The project will provide fuel via pipeline for Intermountain Power Agency’s (IPA) 840-MW combined cycle gas turbine power plant, which is adjacent to the ACES Delta hub. IPA’s IPP Renewed Project is set to replace a retiring 1,800-MW coal-fired power plant, a move the U.S. Department of Energy (DOE) has said is estimated to help prevent more than 126,500 metric tons of CO2 emissions annually. The IPP Renewed project’s gas turbines will run on 30% hydrogen fuel at startup in 2025, but Mitsubishi aims to increase that percentage to 100% by 2045.
Michael Hoban, general manager of hydrogen for Chevron, called ACES a story of convergence. Chevron, which last year acquired ACES Delta owner Magnum Development and joined the project, is focusing on hydrogen as well as renewable fuels, carbon capture, renewables and offsets as part of its lower carbon solutions efforts.
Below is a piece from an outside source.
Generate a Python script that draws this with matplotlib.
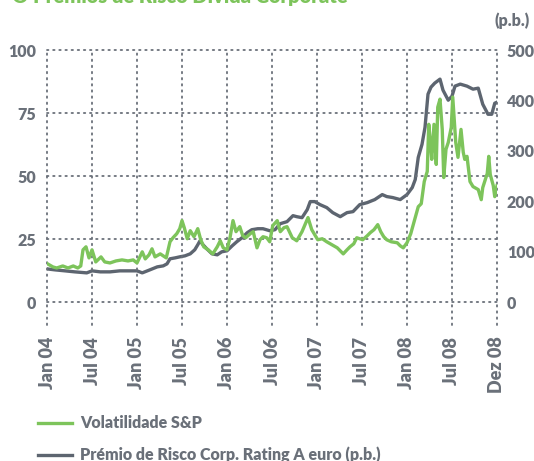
import matplotlib
matplotlib.use("Agg")
import matplotlib.pyplot as plt
from matplotlib.lines import Line2D

# ---- data (x in months since Jan 2004; tick spacing is uniform half-years) ----
tick_pos = [0, 6, 12, 18, 24, 30, 36, 42, 48, 54, 60]
tick_labels = ["Jan 04", "Jul 04", "Jan 05", "Jul 05", "Jan 06", "Jul 06",
               "Jan 07", "Jul 07", "Jan 08", "Jul 08", "Dez 08"]

vol_x = [0.1, 0.8, 1.3, 2.1, 2.8, 3.5, 4.1, 4.5, 4.8, 5.2, 5.6, 6.0, 6.5, 7.2, 7.7, 8.4,
         9.2, 10.0, 10.8, 11.5, 12.0, 12.7, 13.1, 13.6, 14.0, 14.4, 15.1, 15.9, 16.4, 16.8,
         17.3, 17.7, 18.0, 18.3, 18.7, 19.1, 19.6, 20.1, 20.5, 20.9, 21.5, 22.1, 22.7, 23.1,
         23.5, 24.0, 24.4, 24.8, 25.2, 25.7, 26.1, 26.5, 27.1, 27.5, 28.0, 28.4, 28.8, 29.3,
         29.7, 30.1, 30.7, 31.1, 31.6, 32.0, 32.7, 33.3, 34.0, 34.4, 34.8, 35.3, 36.1, 36.7,
         37.3, 38.0, 38.7, 39.5, 40.0, 40.4, 40.9, 41.3, 42.1, 42.7, 43.1, 43.6, 44.1, 44.5,
         44.9, 45.3, 45.9, 46.7, 47.1, 47.5, 48.0, 48.5, 49.1, 49.5, 49.9, 50.3, 50.7, 50.9,
         51.2, 51.3, 51.6, 51.9, 52.1, 52.4, 52.7, 52.9, 53.2, 53.5, 53.9, 54.1, 54.5, 54.8,
         55.2, 55.5, 55.7, 56.0, 56.4, 56.8, 57.5, 57.9, 58.1, 58.7, 58.9, 59.1, 59.5, 59.7, 60.0]
vol_y = [15.1, 13.9, 13.5, 14.3, 13.5, 14.3, 13.5, 14.3, 20.7, 21.9, 17.5, 20.7, 15.9, 17.9, 15.9, 15.5,
         16.3, 16.7, 16.3, 16.7, 15.5, 19.9, 17.1, 18.7, 21.1, 17.9, 19.1, 17.5, 23.9, 25.5,
         27.1, 29.1, 32.3, 29.5, 25.1, 28.3, 25.9, 29.1, 24.7, 21.9, 20.7, 19.1, 21.9, 24.3,
         21.5, 20.7, 25.5, 32.3, 27.9, 29.9, 26.3, 25.5, 27.1, 27.9, 21.5, 24.7, 25.9, 25.5,
         23.9, 30.3, 32.3, 27.9, 29.5, 29.9, 25.5, 24.3, 27.9, 30.7, 33.5, 28.7, 24.7, 25.1,
         23.9, 22.7, 21.5, 19.1, 20.7, 21.9, 23.1, 25.5, 24.7, 26.3, 27.5, 28.7, 30.7, 27.9,
         25.9, 24.7, 23.9, 23.5, 22.3, 21.5, 23.5, 27.1, 33.5, 37.8, 39.0, 47.8, 51.8, 70.5,
         60.6, 56.6, 70.5, 54.6, 77.3, 80.5, 68.5, 49.4, 60.6, 63.3, 69.3, 81.3, 63.3, 57.4,
         68.5, 59.4, 56.6, 57.8, 47.8, 45.8, 44.6, 40.6, 45.4, 51.0, 57.8, 50.6, 46.2, 41.8, 46.2]

spr_x = [0.0, 1.1, 2.4, 3.7, 5.3, 6.0, 7.1, 8.4, 9.7, 11.1, 12.0, 12.7, 13.7, 14.7, 15.5, 16.0,
         16.4, 17.1, 17.7, 18.4, 19.1, 19.7, 20.1, 20.4, 20.8, 21.3, 22.0, 22.7, 23.3, 24.0,
         24.7, 25.3, 26.0, 26.7, 27.3, 28.1, 28.8, 29.7, 30.4, 31.1, 32.0, 32.8, 33.3, 34.0,
         34.7, 35.1, 35.7, 36.4, 37.3, 38.1, 39.1, 40.0, 40.8, 41.7, 42.7, 43.7, 44.7, 45.3,
         46.1, 47.1, 48.0, 48.7, 49.1, 49.5, 50.0, 50.4, 50.8, 51.2, 51.7, 52.4, 52.8, 53.5,
         54.0, 54.4, 55.1, 56.0, 56.8, 57.5, 58.1, 58.8, 59.3, 59.7, 60.0]
spr_y = [65.7, 63.7, 61.8, 59.8, 57.8, 61.8, 59.8, 59.8, 61.8, 61.8, 61.8, 57.8, 63.7, 69.7, 71.7, 75.7,
         85.7, 87.6, 89.6, 91.6, 95.6, 103.6, 113.5, 121.5, 113.5, 105.6, 95.6, 93.6, 99.6, 101.6,
         111.6, 119.5, 127.5, 137.5, 143.4, 145.4, 145.4, 141.4, 143.4, 155.4, 159.4, 171.3, 169.3, 167.3,
         183.3, 199.2, 199.2, 193.2, 187.3, 177.3, 169.3, 177.3, 179.3, 193.2, 197.2, 203.2, 213.1, 209.2,
         207.2, 203.2, 213.1, 227.1, 243.0, 286.9, 312.7, 346.6, 412.4, 426.3, 434.3, 442.2, 420.3, 400.4,
         408.4, 428.3, 432.3, 428.3, 422.3, 424.3, 392.4, 372.5, 372.5, 394.4, 396.4]

left_ticks = [0, 25, 50, 75, 100]
right_ticks = [0, 100, 200, 300, 400, 500]
legend_labels = ["Volatilidade S&P", "Prémio de Risco Corp. Rating A euro (p.b.)"]
title = "O Prémios de Risco Dívida Corporate"

# ---- style ----
GREEN = "#7dc45b"
DARK = "#5d6570"
TXT = "#6a7079"
FONT = "Lato"

W, H = 534, 461
fig = plt.figure(figsize=(W / 100, H / 100), dpi=100)
L, R, T, B = 47, 497, 50, 302
ax = fig.add_axes([L / W, 1 - B / H, (R - L) / W, (B - T) / H])  # spread (right axis)
ax2 = ax.twinx()  # volatility (left axis), drawn on top

for a in (ax, ax2):
    for s in a.spines.values():
        s.set_visible(False)
    a.set_xlim(0, 60)
    a.tick_params(length=0)

ax.set_ylim(0, 500)
ax2.set_ylim(0, 100)
ax.yaxis.tick_right()
ax2.yaxis.tick_left()
ax.set_yticks(right_ticks)
ax2.set_yticks(left_ticks)
ax.tick_params(axis="y", pad=7)
ax2.tick_params(axis="y", pad=8)

for lab in ax.get_yticklabels() + ax2.get_yticklabels():
    lab.set_fontfamily(FONT)
    lab.set_fontweight("heavy")
    lab.set_fontsize(11.5)
    lab.set_color(TXT)

ax.set_xticks(tick_pos)
ax.set_xticklabels(tick_labels, rotation=90, fontfamily=FONT, fontweight="heavy",
                   fontsize=13, color=TXT, va="top", ha="center")
ax.tick_params(axis="x", pad=25)

# dotted grid
dot = dict(color=TXT, linewidth=1.3, linestyle=(0, (0.8, 2.6)), dash_capstyle="round")
below = -23 / (B - T)
for v in left_ticks:
    ax2.axhline(v, zorder=1, clip_on=False, **dot)
for p in tick_pos:
    ax2.axvline(p, ymin=below, ymax=1, zorder=1, clip_on=False, **dot)

ax.plot(spr_x, spr_y, color=DARK, linewidth=2.4, solid_joinstyle="round", zorder=3)
ax2.plot(vol_x, vol_y, color=GREEN, linewidth=2.4, solid_joinstyle="round", zorder=4)

# unit label
fig.text(530 / W, 1 - 21 / H, "(p.b.)", ha="right", va="center", fontfamily=FONT,
         fontweight="heavy", fontsize=11.5, color=TXT)

# title (cut off at top, as in the source)
fig.text(12 / W, 1 - 3 / H, title, ha="left", va="baseline", fontfamily=FONT,
         fontweight="heavy", fontsize=14.5, color=GREEN)

# legend
for i, (lab, col) in enumerate(zip(legend_labels, [GREEN, DARK])):
    yy = 1 - (423 + 32 * i) / H
    fig.add_artist(Line2D([38 / W, 72 / W], [yy, yy], color=col, linewidth=2.4,
                          transform=fig.transFigure))
    fig.text(80 / W, yy, lab, ha="left", va="center", fontfamily=FONT,
             fontweight="heavy", fontsize=11.5, color=TXT)

fig.savefig("out.png", dpi=100)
“You’ve got a customer in this case, IPA, doing a massive project, and they’re looking to lower the carbon intensity of their operations,” Hoban said. “You also have this convergence of technology both in terms of production of electrolytic hydrogen, also co-firing hydrogen with gas turbines.”
In addition to the geologic features unlocking hydrogen as a long-term storage mechanism is a partnership working to put together the pieces of the puzzle, he added.
Each storage cavern will have about a 150 gigawatt-hours equivalent of energy storage, Ducker said.
“Just to put that in perspective when this project closed in June of 2022, the entire United States had roughly three gigawatt hours of lithium-ion batteries installed across the entire United States,” he said. “So, our one site here with two caverns that are under construction right now, 300 gigawatt hours. It’s a hundred times the entire United States’ installed lithium-ion battery capacity in this one site. … The scale and magnitude [are] tremendous.”
One salt cavern alone has the capacity to store the entire state of California’s monthly curtailed energy, according to ACES Delta’s website. The project is located in Utah but is electrically connected to Southern California.